To what extent is an initiative like "Reds against Racism" a good example of how a club can work with players to shape their opinions?
"I am very happy that FC Bayern has sent a clear message with this initiative – incidentally, months before the appalling death of George Floyd in the USA. I'm very happy to see how our players are taking part in this campaign and that they have also included the "Black Lives Matter" movement. The attitude of FC Bayern is clear, our values should be visible to fans all around the world: There's not one inch of space available for racism here."
2020 has brought football out of its bubble more than ever – suddenly Donald Trump's politics and a pandemic are playing a role. How much might/should/must a club be political in the present day?

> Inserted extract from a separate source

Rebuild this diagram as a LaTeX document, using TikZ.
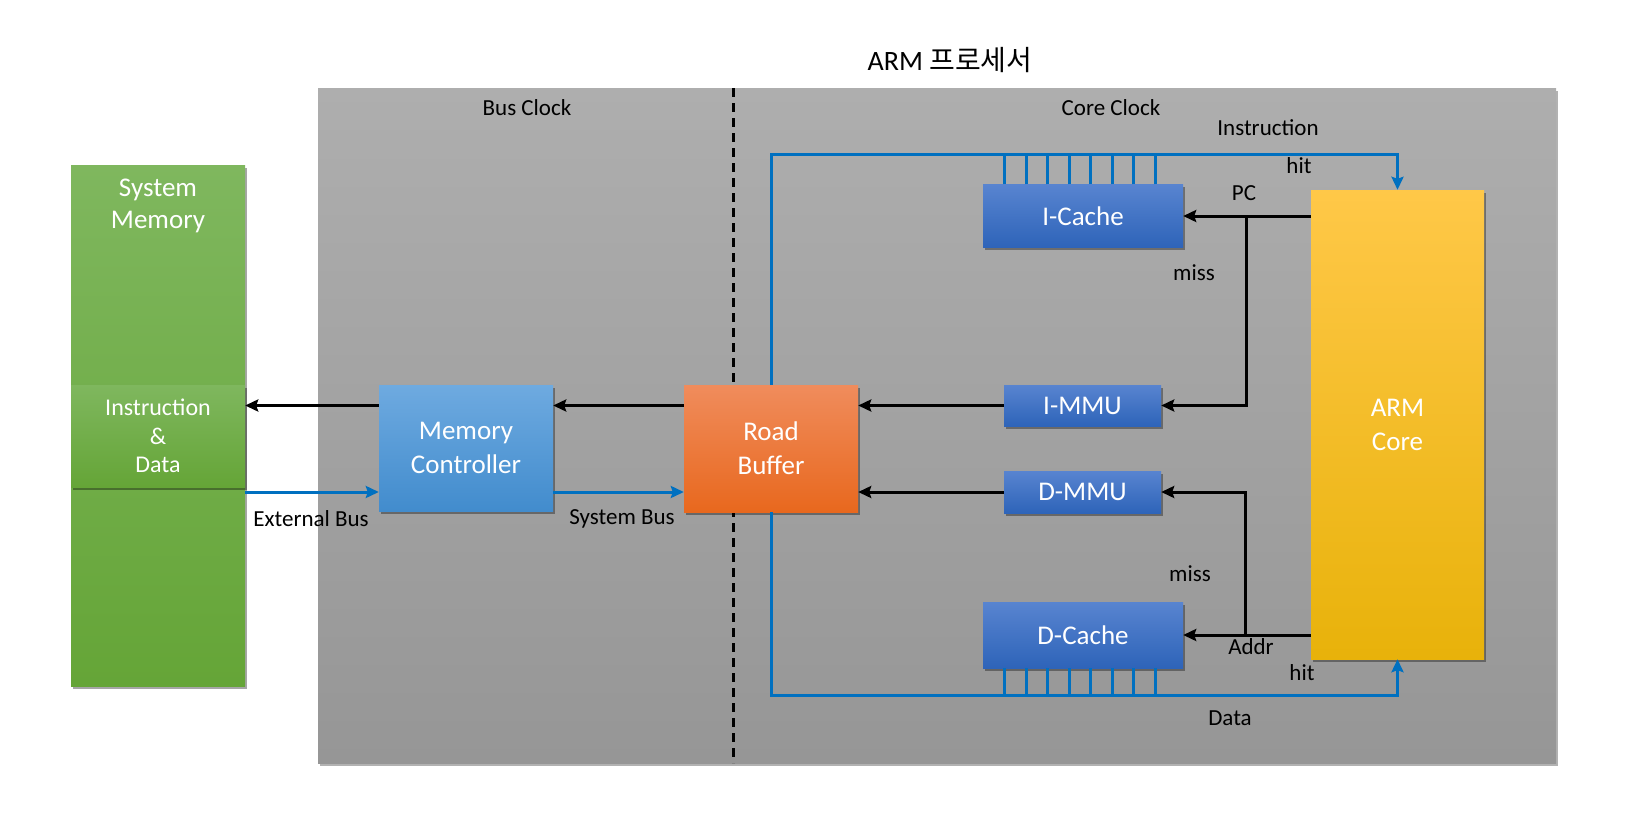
\documentclass[tikz,border=0pt]{standalone}
\usepackage{fontspec}
\setmainfont{Carlito}
\newfontfamily\krfont{Noto Sans CJK KR}
\usetikzlibrary{shadows,arrows.meta}
\definecolor{busblue}{RGB}{0,112,192}
\definecolor{panelTop}{RGB}{174,174,174}
\definecolor{panelBot}{RGB}{150,150,150}
\definecolor{memTop}{RGB}{127,183,94}
\definecolor{memBot}{RGB}{101,165,55}
\definecolor{mcTop}{RGB}{110,170,224}
\definecolor{mcBot}{RGB}{66,140,205}
\definecolor{rbTop}{RGB}{240,140,92}
\definecolor{rbBot}{RGB}{232,104,30}
\definecolor{cacheTop}{RGB}{88,132,208}
\definecolor{cacheBot}{RGB}{46,100,185}
\definecolor{coreTop}{RGB}{255,200,72}
\definecolor{coreBot}{RGB}{232,178,10}

\tikzset{
  blk/.style={inner sep=0pt, text=white, align=center, font=\fontsize{27}{34}\selectfont,
    drop shadow={shadow xshift=1.5pt, shadow yshift=-2.5pt, opacity=.35, fill=black}},
  cachebox/.style={blk, top color=cacheTop, bottom color=cacheBot},
  lbl/.style={font=\fontsize{23}{27}\selectfont},
  arr/.style={line width=3pt, -{Stealth[length=13pt, width=12pt, inset=2pt]}},
  bus/.style={line width=3pt, draw=busblue},
  busarr/.style={bus, -{Stealth[length=13pt, width=12pt, inset=2pt, fill=busblue]}},
}

\begin{document}
\begin{tikzpicture}[x=1pt, y=-1pt]
\useasboundingbox (0,0) rectangle (1637,819);

% processor panel
\fill[top color=panelTop, bottom color=panelBot,
  drop shadow={shadow xshift=2pt, shadow yshift=-3pt, opacity=.3, fill=black}]
  (318,88) rectangle (1556,763);
\draw[line width=3pt, dash pattern=on 9pt off 6pt] (733,88) -- (733,763);
\node[font=\fontsize{28}{32}\selectfont] at (950,60) {ARM {\krfont 프로세서}};
\node[lbl] at (527,108) {Bus Clock};
\node[lbl] at (1111,108) {Core Clock};

% system memory
\node[blk, top color=memTop, bottom color=memBot, minimum width=174pt, minimum height=521pt] (mem) at (158,425.5) {};
\node[text=white, align=center, font=\fontsize{27}{32}\selectfont] at (158,206) {System\\Memory};
\node[blk, top color=memTop, bottom color=memBot, minimum width=174pt, minimum height=102pt,
  font=\fontsize{24}{28.5}\selectfont] (memsub) at (158,436) {Instruction\\\&\\Data};

% blocks
\node[blk, top color=mcTop, bottom color=mcBot, minimum width=174pt, minimum height=126pt] (mc) at (466,448) {Memory\\Controller};
\node[blk, top color=rbTop, bottom color=rbBot, minimum width=174pt, minimum height=127pt] (rb) at (771,448.5) {Road\\Buffer};
\node[cachebox, minimum width=200pt, minimum height=63pt] (icache) at (1083,216) {I-Cache};
\node[cachebox, minimum width=157pt, minimum height=41pt] (immu) at (1082.5,405.5) {I-MMU};
\node[cachebox, minimum width=157pt, minimum height=42pt] (dmmu) at (1082.5,492) {D-MMU};
\node[cachebox, minimum width=200pt, minimum height=66pt] (dcache) at (1083,635) {D-Cache};
\node[blk, top color=coreTop, bottom color=coreBot, minimum width=173pt, minimum height=469pt] (core) at (1397.5,424.5) {ARM\\Core};

% blue buses
\coordinate (itop) at (0,154);
\coordinate (dbot) at (0,695);
\draw[busarr] (rb.north) |- (core.north |- itop) -- (core.north);
\draw[busarr] (rb.south) |- (core.south |- dbot) -- (core.south);
\foreach \i in {0,...,7} {
  \coordinate (t) at ([xshift=22+\i*21.5]icache.north west);
  \draw[bus] (t) -- (t |- itop);
  \coordinate (b) at ([xshift=22+\i*21.5]dcache.south west);
  \draw[bus] (b) -- (b |- dbot);
}
\draw[busarr] (mem.east |- dmmu) -- (mc.west |- dmmu);
\draw[busarr] (mc.east |- dmmu) -- (rb.west |- dmmu);

% address paths
\coordinate (pcj) at (1246,216);
\coordinate (aj) at (1245,635);
\draw[arr] (core.west |- icache) -- (icache.east);
\draw[arr] (pcj) |- (immu.east);
\draw[arr] (core.west |- dcache) -- (dcache.east);
\draw[arr] (aj) |- (dmmu.east);
\draw[arr] (immu.west) -- (rb.east |- immu);
\draw[arr] (dmmu.west) -- (rb.east |- dmmu);
\draw[arr] (rb.west |- immu) -- (mc.east |- immu);
\draw[arr] (mc.west |- immu) -- (memsub.east |- immu);

% labels
\node[lbl] at (1268,128) {Instruction};
\node[lbl] at (1299,166) {hit};
\node[lbl] at (1244,193) {PC};
\node[lbl] at (1194,273) {miss};
\node[lbl] at (1190,574) {miss};
\node[lbl] at (1251,647) {Addr};
\node[lbl] at (1302,673) {hit};
\node[lbl] at (1230,718) {Data};
\node[lbl] at (311,519) {External Bus};
\node[lbl] at (622,519) {System Bus};
\end{tikzpicture}
\end{document}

"FC Bayern certainly does not have to contribute its own opinion on every political and social aspect. But there are certain points such as human rights, discrimination, racism, intolerance, where I already believe that we, as FC Bayern, with our profile, have a responsibility to make clear what values we stand for. This is not an imposed political issue, but a question of the basic attitude of the club.
Let us take a look ahead into a world that is changing faster than ever before: old values, proven methods and new ideas – where does FC Bayern's path lie?
"FC Bayern has always been a pioneer in football over the past few decades, and it is our task to ensure that it continues to move forward in the future. The world is changing. Digitalisation, an increased media spectrum and globalisation are key phrases in the context of this enormous growth. In addition, values and the way they are perceived are also undergoing major changes. Many things are rightly being questioned, and more and more topics such as responsibility, sustainability, ecology or even transparency are at stake. We must and we will align FC Bayern to these requirements. This is why, under the leadership of Oliver Kahn, together with our employees and with experts, we have initiated a process to address the medium and long-term future of FC Bayern".
How can FC Bayern reinvent itself, adapt to a changing world, continue to shape it, and at the same time remain FC Bayern?
"We are faced with three fundamental challenges: 1) How do we manage to remain established as a top international club? 2) How do we position ourselves financially for this goal, in line with the previous Bayern philosophy of always observing financial prudence? And 3) the social question: How do we remain accessible, how do we perceive our role in society, how do we do justice to the fans so that we still have a sold-out Allianz Arena in ten years' time? How can we ensure that FC Bayern remains attractive? Nowadays, we need clear structures and content that everyone supports."
Is FC Bayern now more than ever a role model for Europe?
"I think so. This club is incredibly admired – all over the world. It is responsible for doing many things right, both in sport and business. There are very few clubs that can measure up to us in the overall balance. And especially in these coronavirus-afflicted times, we have had a lot of positive feedback from all over the world, saying how nice it is that we have never lost sight of the people who are not doing so well. You are looking at a happy president. I am happy to serve this club."